Gabon President Ali Bongo Ondimba

Gabon’s President Ali Bongo was declared winner a day earlier of contested weekend elections, extending half-a-century of rule by the Bongo family which sparked clashes in the Central African nation.
Protesters shouting “Ali must go!” tried to storm the offices of the election commission shortly after authorities announced his re-election by a narrow majority.
Security forces used tear gas and stun grenades to push several hundred protesters back.
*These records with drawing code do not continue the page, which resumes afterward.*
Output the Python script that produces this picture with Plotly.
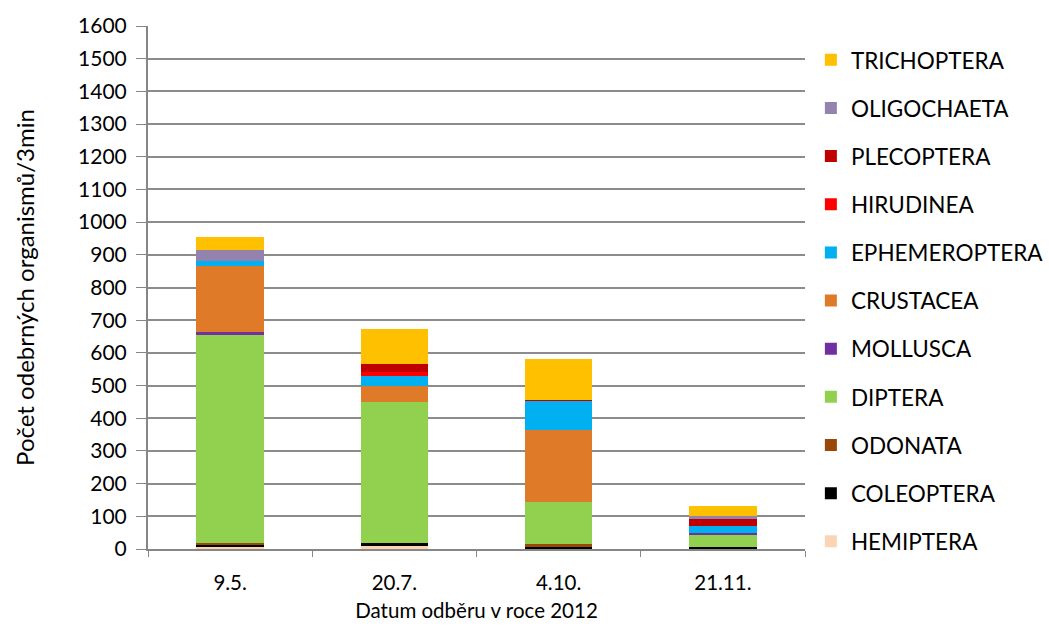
import plotly.graph_objects as go

# Sampling dates
dates = ["9.5.", "20.7.", "4.10.", "21.11."]

# Counts of organisms per 3 min sample, by group (stack order bottom -> top)
hemiptera = [8, 9, 0, 0]
coleoptera = [3, 8, 5, 5]
odonata = [8, 0, 10, 0]
diptera = [637, 434, 129, 37]
mollusca = [9, 0, 0, 8]
crustacea = [200, 48, 221, 0]
ephemeroptera = [15, 31, 90, 20]
hirudinea = [0, 13, 0, 0]
plecoptera = [0, 24, 2, 24]
oligochaeta = [34, 0, 0, 6]
trichoptera = [39, 106, 125, 33]

series = [
    ("HEMIPTERA", hemiptera, "#FBD4B4"),
    ("COLEOPTERA", coleoptera, "#000000"),
    ("ODONATA", odonata, "#984807"),
    ("DIPTERA", diptera, "#92D050"),
    ("MOLLUSCA", mollusca, "#7030A0"),
    ("CRUSTACEA", crustacea, "#DF7A28"),
    ("EPHEMEROPTERA", ephemeroptera, "#00B0F0"),
    ("HIRUDINEA", hirudinea, "#FF0000"),
    ("PLECOPTERA", plecoptera, "#C00000"),
    ("OLIGOCHAETA", oligochaeta, "#9483AE"),
    ("TRICHOPTERA", trichoptera, "#FFC000"),
]

FONT = "Lato"

fig = go.Figure()
n = len(series)
for i, (name, vals, color) in enumerate(series):
    fig.add_trace(go.Bar(
        x=dates, y=vals, name=name, legendgroup=name,
        legendrank=100 + (n - i),  # top of the stack listed first
        marker=dict(color=color, line=dict(width=0)),
    ))

fig.update_layout(
    barmode="stack",
    bargap=0.59,
    width=1049, height=626,
    margin=dict(l=148, r=244, t=26, b=77),
    paper_bgcolor="white", plot_bgcolor="white",
    font=dict(family=FONT, size=20, color="#000000"),
    legend=dict(
        traceorder="grouped",
        x=0.773, xanchor="left", xref="container",
        y=0.9382, yanchor="top", yref="container",
        tracegroupgap=15.9,
        maxheight=620,
        font=dict(family=FONT, size=22.5, color="#000000"),
        bgcolor="rgba(0,0,0,0)",
    ),
    xaxis=dict(
        title=dict(text="Datum odběru v roce 2012", font=dict(size=20.5), standoff=11),
        showline=True, linecolor="#868686", linewidth=2,
        ticks="outside", tickson="boundaries", ticklen=6, tickcolor="#868686",
        ticklabelstandoff=14,
        showgrid=False, automargin=False,
        tickfont=dict(size=20.5),
    ),
    yaxis=dict(
        title=dict(text="Počet odebrných organismů/3min", font=dict(size=24), standoff=37),
        range=[0, 1600], dtick=100,
        showline=True, linecolor="#868686", linewidth=2,
        ticks="outside", ticklen=10, tickcolor="#868686",
        ticklabelstandoff=5,
        showgrid=True, gridcolor="#8c8c8c", gridwidth=1.5,
        zeroline=False, automargin=False,
        tickfont=dict(size=21),
    ),
)

fig.write_html("out.html")
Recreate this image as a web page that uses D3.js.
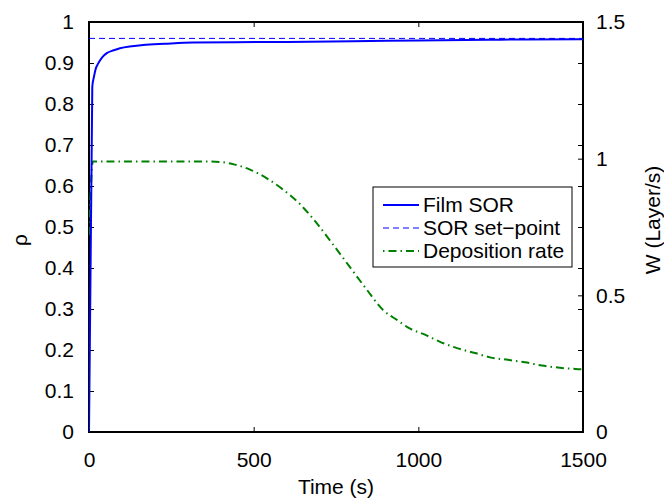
<!DOCTYPE html>
<html>
<head>
<meta charset="utf-8">
<script src="https://cdn.jsdelivr.net/npm/d3@7"></script>
<style>
  body { margin: 0; background: #fff; }
  text { font-family: "Liberation Sans", Arial, Helvetica, sans-serif; fill: #000; }
</style>
</head>
<body>
<script>
// Film SOR (left axis, rho)
var sorTime  = [0, 10, 15, 20, 28, 40, 54, 75, 94, 130, 164, 230, 316, 519, 800, 1000, 1250, 1500];
var sorValue = [0, 0.842, 0.866, 0.885, 0.899, 0.914, 0.924, 0.931, 0.936, 0.941, 0.944, 0.947, 0.950, 0.951, 0.953, 0.955, 0.957, 0.958];

// SOR set-point
var setPoint = 0.96;

// Deposition rate (right axis, W)
var rateTime  = [0, 12, 100, 200, 337, 400, 437, 489, 540, 589, 641, 692, 741, 793, 844, 893, 935, 975, 1020, 1066, 1117, 1172, 1218, 1272, 1324, 1375, 1430, 1485, 1500];
var rateValue = [0.72, 0.99, 0.99, 0.99, 0.99, 0.988, 0.98, 0.96, 0.928, 0.887, 0.833, 0.763, 0.686, 0.602, 0.52, 0.446, 0.41, 0.378, 0.356, 0.33, 0.307, 0.289, 0.273, 0.264, 0.255, 0.243, 0.235, 0.23, 0.229];

var xTicks = [0, 500, 1000, 1500];
var leftTicks = [0, 0.1, 0.2, 0.3, 0.4, 0.5, 0.6, 0.7, 0.8, 0.9, 1];
var rightTicks = [0, 0.5, 1, 1.5];
var legendLabels = ["Film SOR", "SOR set\u2212point", "Deposition rate"];

var width = 664, height = 499;
var margin = { top: 22, right: 81, bottom: 67, left: 89 };
var x0 = margin.left, x1 = width - margin.right;
var y0 = height - margin.bottom, y1 = margin.top;

var svg = d3.select("body").append("svg")
  .attr("width", width)
  .attr("height", height);

var xScale = d3.scaleLinear().domain([0, 1500]).range([x0, x1]);
var yLeft = d3.scaleLinear().domain([0, 1]).range([y0, y1]);
var yRight = d3.scaleLinear().domain([0, 1.5]).range([y0, y1]);

svg.append("clipPath").attr("id", "clip")
  .append("rect")
  .attr("x", x0).attr("y", y1)
  .attr("width", x1 - x0).attr("height", y0 - y1);

var fs = 21;

// axes (ticks inside, like matlab)
var bottomAxis = svg.append("g")
  .attr("transform", "translate(0," + y0 + ")")
  .call(d3.axisBottom(xScale).tickValues(xTicks).tickSizeInner(-5).tickSizeOuter(0).tickPadding(20).tickFormat(d3.format("d")));
var topAxis = svg.append("g")
  .attr("transform", "translate(0," + y1 + ")")
  .call(d3.axisTop(xScale).tickValues(xTicks).tickSizeInner(-5).tickSizeOuter(0).tickFormat(""));
var leftAxis = svg.append("g")
  .attr("transform", "translate(" + x0 + ",0)")
  .call(d3.axisLeft(yLeft).tickValues(leftTicks).tickSizeInner(-5).tickSizeOuter(0).tickPadding(15).tickFormat(d3.format("")));
var rightLeftTicks = svg.append("g")
  .attr("transform", "translate(" + x1 + ",0)")
  .call(d3.axisRight(yLeft).tickValues(leftTicks).tickSizeInner(-5).tickSizeOuter(0).tickFormat(""));
var rightAxis = svg.append("g")
  .attr("transform", "translate(" + x1 + ",0)")
  .call(d3.axisRight(yRight).tickValues(rightTicks).tickSizeInner(-5).tickSizeOuter(0).tickPadding(13).tickFormat(d3.format("")));

[bottomAxis, topAxis, leftAxis, rightLeftTicks, rightAxis].forEach(function (g) {
  g.select(".domain").remove();
  g.selectAll("line").attr("stroke", "#000").attr("stroke-width", 1);
  g.selectAll("text").attr("font-size", fs).attr("font-family", null);
});

// box
svg.append("rect")
  .attr("x", x0).attr("y", y1)
  .attr("width", x1 - x0).attr("height", y0 - y1)
  .attr("fill", "none")
  .attr("stroke", "#000")
  .attr("stroke-width", 2);

var plot = svg.append("g").attr("clip-path", "url(#clip)");

// set-point
plot.append("line")
  .attr("x1", xScale(0)).attr("x2", xScale(1500))
  .attr("y1", yLeft(setPoint)).attr("y2", yLeft(setPoint))
  .attr("stroke", "#0000ff")
  .attr("stroke-width", 1)
  .attr("stroke-dasharray", "6,4");

// deposition rate
var rateLine = d3.line()
  .x(function (d, i) { return xScale(rateTime[i]); })
  .y(function (d) { return yRight(d); })
  .curve(d3.curveMonotoneX);
plot.append("path")
  .attr("d", rateLine(rateValue))
  .attr("fill", "none")
  .attr("stroke", "#008000")
  .attr("stroke-width", 2)
  .attr("stroke-dasharray", "8,4,1.5,4");

// film sor
var sorLine = d3.line()
  .x(function (d, i) { return xScale(sorTime[i]); })
  .y(function (d) { return yLeft(d); })
  .curve(d3.curveMonotoneX);
plot.append("path")
  .attr("d", sorLine(sorValue))
  .attr("fill", "none")
  .attr("stroke", "#0000ff")
  .attr("stroke-width", 2);

// labels
svg.append("text")
  .attr("x", (x0 + x1) / 2)
  .attr("y", 494)
  .attr("text-anchor", "middle")
  .attr("font-size", fs)
  .text("Time (s)");

svg.append("text")
  .attr("transform", "translate(27," + 240 + ") rotate(-90)")
  .attr("text-anchor", "middle")
  .attr("font-size", fs)
  .text("\u03c1");

svg.append("text")
  .attr("transform", "translate(660," + 220 + ") rotate(-90)")
  .attr("text-anchor", "middle")
  .attr("font-size", fs)
  .text("W (Layer/s)");

// legend
var legend = svg.append("g");
legend.append("rect")
  .attr("x", 373).attr("y", 187)
  .attr("width", 199).attr("height", 80)
  .attr("fill", "#fff")
  .attr("stroke", "#000")
  .attr("stroke-width", 1);

var legendStyles = [
  { color: "#0000ff", w: 2, dash: null },
  { color: "#0000ff", w: 1, dash: "6,4" },
  { color: "#008000", w: 2, dash: "1.5,4,8,4" }
];

legendLabels.forEach(function (lab, i) {
  var yy = 205 + i * 23;
  legend.append("line")
    .attr("x1", 383).attr("x2", 419)
    .attr("y1", yy).attr("y2", yy)
    .attr("stroke", legendStyles[i].color)
    .attr("stroke-width", legendStyles[i].w)
    .attr("stroke-dasharray", legendStyles[i].dash);
  legend.append("text")
    .attr("x", 423)
    .attr("y", yy)
    .attr("dy", "0.35em")
    .attr("font-size", fs)
    .text(lab);
});
</script>
</body>
</html>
Bongo won 49.80 of the vote against 48.23 percent for his rival Jean Ping, or a razor-thin 5,594 votes of a total 627,805 registered voters, Interior Minister Pacome Moubelet-Boubeya.
Bongo, whose father held onto power for four decades, sought relection after winning a first term in 2009 in a poll that was marred by violence.
His rival, half-Chinese ex-diplomat Jean Ping, had also claimed victory, sparking fears of violence and the deployment of anti-riot police around the capital Libreville.
Any appeal by Ping would be likely to focus on disputed results in one of the country’s nine provinces, the Haut-Ogooue, the heartland of Bongo’s Teke ethnic group.
In Saturday’s vote, turnout was 59.46 percent nationwide but soared to 99.93 percent in Haut-Ogooue, where Bongo won 95.5 percent of votes.
“It’s going to be difficult to get people to accept these results,” one member of the electoral commission confided to AFP, asking not to be named because of the sensitivity of the subject.
“We’ve never seen results like these, even during the father’s time,” he added.
Opposition delegates in the electoral commission boycotted a vote to approve the results on Wednesday and they have vowed to fight for a recount.